▶ [Data block]
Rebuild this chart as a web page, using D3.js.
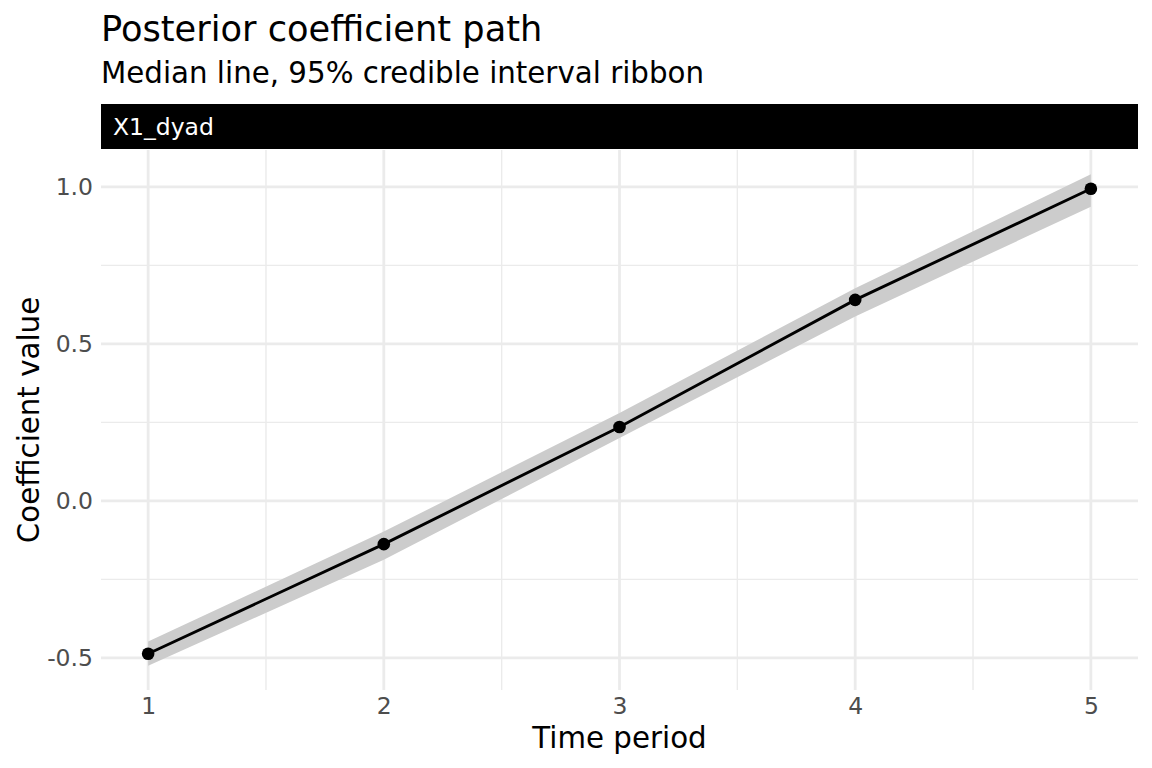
<!DOCTYPE html>
<html>
<head>
<meta charset="utf-8">
<script src="https://cdn.jsdelivr.net/npm/d3@7"></script>
<style>
  body { margin: 0; background: #fff; }
  svg { font-family: "DejaVu Sans", sans-serif; }
</style>
</head>
<body>
<svg id="chart" width="1152" height="768"></svg>
<script>
// --- Data ---
const periods = [1, 2, 3, 4, 5];
const medianValues = [-0.487, -0.138, 0.235, 0.640, 0.994];
const lowerValues = [-0.525, -0.188, 0.200, 0.587, 0.937];
const upperValues = [-0.448, -0.098, 0.280, 0.677, 1.040];
const xTicks = [1, 2, 3, 4, 5];
const yTicks = [-0.5, 0.0, 0.5, 1.0];
const stripLabel = "X1_dyad";

// --- Layout ---
const svg = d3.select("#chart");
const panel = { left: 101, right: 1138, top: 150, bottom: 690 };

const x = d3.scaleLinear().domain([0.8, 5.2]).range([panel.left, panel.right]);
const y = d3.scaleLinear().domain([-0.6025, 1.1175]).range([panel.bottom, panel.top]);

// --- Grid ---
const grid = svg.append("g");
const xMinor = [1.5, 2.5, 3.5, 4.5];
const yMinor = [-0.25, 0.25, 0.75];

grid.selectAll(".xminor").data(xMinor).enter().append("line")
  .attr("x1", d => x(d)).attr("x2", d => x(d))
  .attr("y1", panel.top).attr("y2", panel.bottom)
  .attr("stroke", "#ebebeb").attr("stroke-width", 1.4);
grid.selectAll(".yminor").data(yMinor).enter().append("line")
  .attr("x1", panel.left).attr("x2", panel.right)
  .attr("y1", d => y(d)).attr("y2", d => y(d))
  .attr("stroke", "#ebebeb").attr("stroke-width", 1.4);
grid.selectAll(".xmajor").data(xTicks).enter().append("line")
  .attr("x1", d => x(d)).attr("x2", d => x(d))
  .attr("y1", panel.top).attr("y2", panel.bottom)
  .attr("stroke", "#ebebeb").attr("stroke-width", 2.8);
grid.selectAll(".ymajor").data(yTicks).enter().append("line")
  .attr("x1", panel.left).attr("x2", panel.right)
  .attr("y1", d => y(d)).attr("y2", d => y(d))
  .attr("stroke", "#ebebeb").attr("stroke-width", 2.8);

// --- Ribbon, line, points ---
const rows = periods.map((p, i) => ({ p, med: medianValues[i], lo: lowerValues[i], hi: upperValues[i] }));

svg.append("path")
  .datum(rows)
  .attr("fill", "#cccccc")
  .attr("d", d3.area().x(d => x(d.p)).y0(d => y(d.lo)).y1(d => y(d.hi)));

svg.append("path")
  .datum(rows)
  .attr("fill", "none")
  .attr("stroke", "#000")
  .attr("stroke-width", 2.9)
  .attr("d", d3.line().x(d => x(d.p)).y(d => y(d.med)));

svg.selectAll(".pt").data(rows).enter().append("circle")
  .attr("cx", d => x(d.p)).attr("cy", d => y(d.med))
  .attr("r", 6.3).attr("fill", "#000");

// --- Axes (text only, like theme_minimal) ---
const xAxis = svg.append("g")
  .attr("transform", `translate(0,${panel.bottom})`)
  .call(d3.axisBottom(x).tickValues(xTicks).tickSize(0).tickPadding(7).tickFormat(d3.format("d")));
xAxis.select(".domain").remove();
xAxis.selectAll("text").attr("font-size", 23.5).attr("fill", "#4d4d4d").attr("font-family", "DejaVu Sans");

const yAxis = svg.append("g")
  .attr("transform", `translate(${panel.left},0)`)
  .call(d3.axisLeft(y).tickValues(yTicks).tickSize(0).tickPadding(8).tickFormat(d3.format(".1f")));
yAxis.select(".domain").remove();
yAxis.selectAll("text").attr("font-size", 23.5).attr("fill", "#4d4d4d").attr("font-family", "DejaVu Sans")
  .text(d => d3.format(".1f")(d).replace("−", "-"));

// --- Strip ---
svg.append("rect")
  .attr("x", panel.left).attr("y", 104)
  .attr("width", panel.right - panel.left).attr("height", 45)
  .attr("fill", "#000");
svg.append("text")
  .attr("x", 113).attr("y", 135)
  .attr("font-size", 23.5).attr("fill", "#fff")
  .text(stripLabel);

// --- Titles ---
svg.append("text")
  .attr("x", 101).attr("y", 41)
  .attr("font-size", 35.2).attr("fill", "#000")
  .text("Posterior coefficient path");
svg.append("text")
  .attr("x", 101).attr("y", 83)
  .attr("font-size", 29.3).attr("fill", "#000")
  .text("Median line, 95% credible interval ribbon");

svg.append("text")
  .attr("x", (panel.left + panel.right) / 2).attr("y", 748)
  .attr("text-anchor", "middle")
  .attr("font-size", 29.3).attr("fill", "#000")
  .text("Time period");

svg.append("text")
  .attr("transform", `translate(39,${(panel.top + panel.bottom) / 2}) rotate(-90)`)
  .attr("text-anchor", "middle")
  .attr("font-size", 29.3).attr("fill", "#000")
  .text("Coefficient value");
</script>
</body>
</html>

▶ [Aim] Repeat the lines above exactly, and keep every picture out.

▶ [Task answer]
Rebuild this chart as a web page, using D3.js.
<!DOCTYPE html>
<html>
<head>
<meta charset="utf-8">
<script src="https://cdn.jsdelivr.net/npm/d3@7"></script>
<style>
  body { margin: 0; background: #fff; }
  svg { font-family: "DejaVu Sans", sans-serif; }
</style>
</head>
<body>
<svg id="chart" width="1152" height="768"></svg>
<script>
// --- Data ---
const periods = [1, 2, 3, 4, 5];
const medianValues = [-0.487, -0.138, 0.235, 0.640, 0.994];
const lowerValues = [-0.525, -0.188, 0.200, 0.587, 0.937];
const upperValues = [-0.448, -0.098, 0.280, 0.677, 1.040];
const xTicks = [1, 2, 3, 4, 5];
const yTicks = [-0.5, 0.0, 0.5, 1.0];
const stripLabel = "X1_dyad";

// --- Layout ---
const svg = d3.select("#chart");
const panel = { left: 101, right: 1138, top: 150, bottom: 690 };

const x = d3.scaleLinear().domain([0.8, 5.2]).range([panel.left, panel.right]);
const y = d3.scaleLinear().domain([-0.6025, 1.1175]).range([panel.bottom, panel.top]);

// --- Grid ---
const grid = svg.append("g");
const xMinor = [1.5, 2.5, 3.5, 4.5];
const yMinor = [-0.25, 0.25, 0.75];

grid.selectAll(".xminor").data(xMinor).enter().append("line")
  .attr("x1", d => x(d)).attr("x2", d => x(d))
  .attr("y1", panel.top).attr("y2", panel.bottom)
  .attr("stroke", "#ebebeb").attr("stroke-width", 1.4);
grid.selectAll(".yminor").data(yMinor).enter().append("line")
  .attr("x1", panel.left).attr("x2", panel.right)
  .attr("y1", d => y(d)).attr("y2", d => y(d))
  .attr("stroke", "#ebebeb").attr("stroke-width", 1.4);
grid.selectAll(".xmajor").data(xTicks).enter().append("line")
  .attr("x1", d => x(d)).attr("x2", d => x(d))
  .attr("y1", panel.top).attr("y2", panel.bottom)
  .attr("stroke", "#ebebeb").attr("stroke-width", 2.8);
grid.selectAll(".ymajor").data(yTicks).enter().append("line")
  .attr("x1", panel.left).attr("x2", panel.right)
  .attr("y1", d => y(d)).attr("y2", d => y(d))
  .attr("stroke", "#ebebeb").attr("stroke-width", 2.8);

// --- Ribbon, line, points ---
const rows = periods.map((p, i) => ({ p, med: medianValues[i], lo: lowerValues[i], hi: upperValues[i] }));

svg.append("path")
  .datum(rows)
  .attr("fill", "#cccccc")
  .attr("d", d3.area().x(d => x(d.p)).y0(d => y(d.lo)).y1(d => y(d.hi)));

svg.append("path")
  .datum(rows)
  .attr("fill", "none")
  .attr("stroke", "#000")
  .attr("stroke-width", 2.9)
  .attr("d", d3.line().x(d => x(d.p)).y(d => y(d.med)));

svg.selectAll(".pt").data(rows).enter().append("circle")
  .attr("cx", d => x(d.p)).attr("cy", d => y(d.med))
  .attr("r", 6.3).attr("fill", "#000");

// --- Axes (text only, like theme_minimal) ---
const xAxis = svg.append("g")
  .attr("transform", `translate(0,${panel.bottom})`)
  .call(d3.axisBottom(x).tickValues(xTicks).tickSize(0).tickPadding(7).tickFormat(d3.format("d")));
xAxis.select(".domain").remove();
xAxis.selectAll("text").attr("font-size", 23.5).attr("fill", "#4d4d4d").attr("font-family", "DejaVu Sans");

const yAxis = svg.append("g")
  .attr("transform", `translate(${panel.left},0)`)
  .call(d3.axisLeft(y).tickValues(yTicks).tickSize(0).tickPadding(8).tickFormat(d3.format(".1f")));
yAxis.select(".domain").remove();
yAxis.selectAll("text").attr("font-size", 23.5).attr("fill", "#4d4d4d").attr("font-family", "DejaVu Sans")
  .text(d => d3.format(".1f")(d).replace("−", "-"));

// --- Strip ---
svg.append("rect")
  .attr("x", panel.left).attr("y", 104)
  .attr("width", panel.right - panel.left).attr("height", 45)
  .attr("fill", "#000");
svg.append("text")
  .attr("x", 113).attr("y", 135)
  .attr("font-size", 23.5).attr("fill", "#fff")
  .text(stripLabel);

// --- Titles ---
svg.append("text")
  .attr("x", 101).attr("y", 41)
  .attr("font-size", 35.2).attr("fill", "#000")
  .text("Posterior coefficient path");
svg.append("text")
  .attr("x", 101).attr("y", 83)
  .attr("font-size", 29.3).attr("fill", "#000")
  .text("Median line, 95% credible interval ribbon");

svg.append("text")
  .attr("x", (panel.left + panel.right) / 2).attr("y", 748)
  .attr("text-anchor", "middle")
  .attr("font-size", 29.3).attr("fill", "#000")
  .text("Time period");

svg.append("text")
  .attr("transform", `translate(39,${(panel.top + panel.bottom) / 2}) rotate(-90)`)
  .attr("text-anchor", "middle")
  .attr("font-size", 29.3).attr("fill", "#000")
  .text("Coefficient value");
</script>
</body>
</html>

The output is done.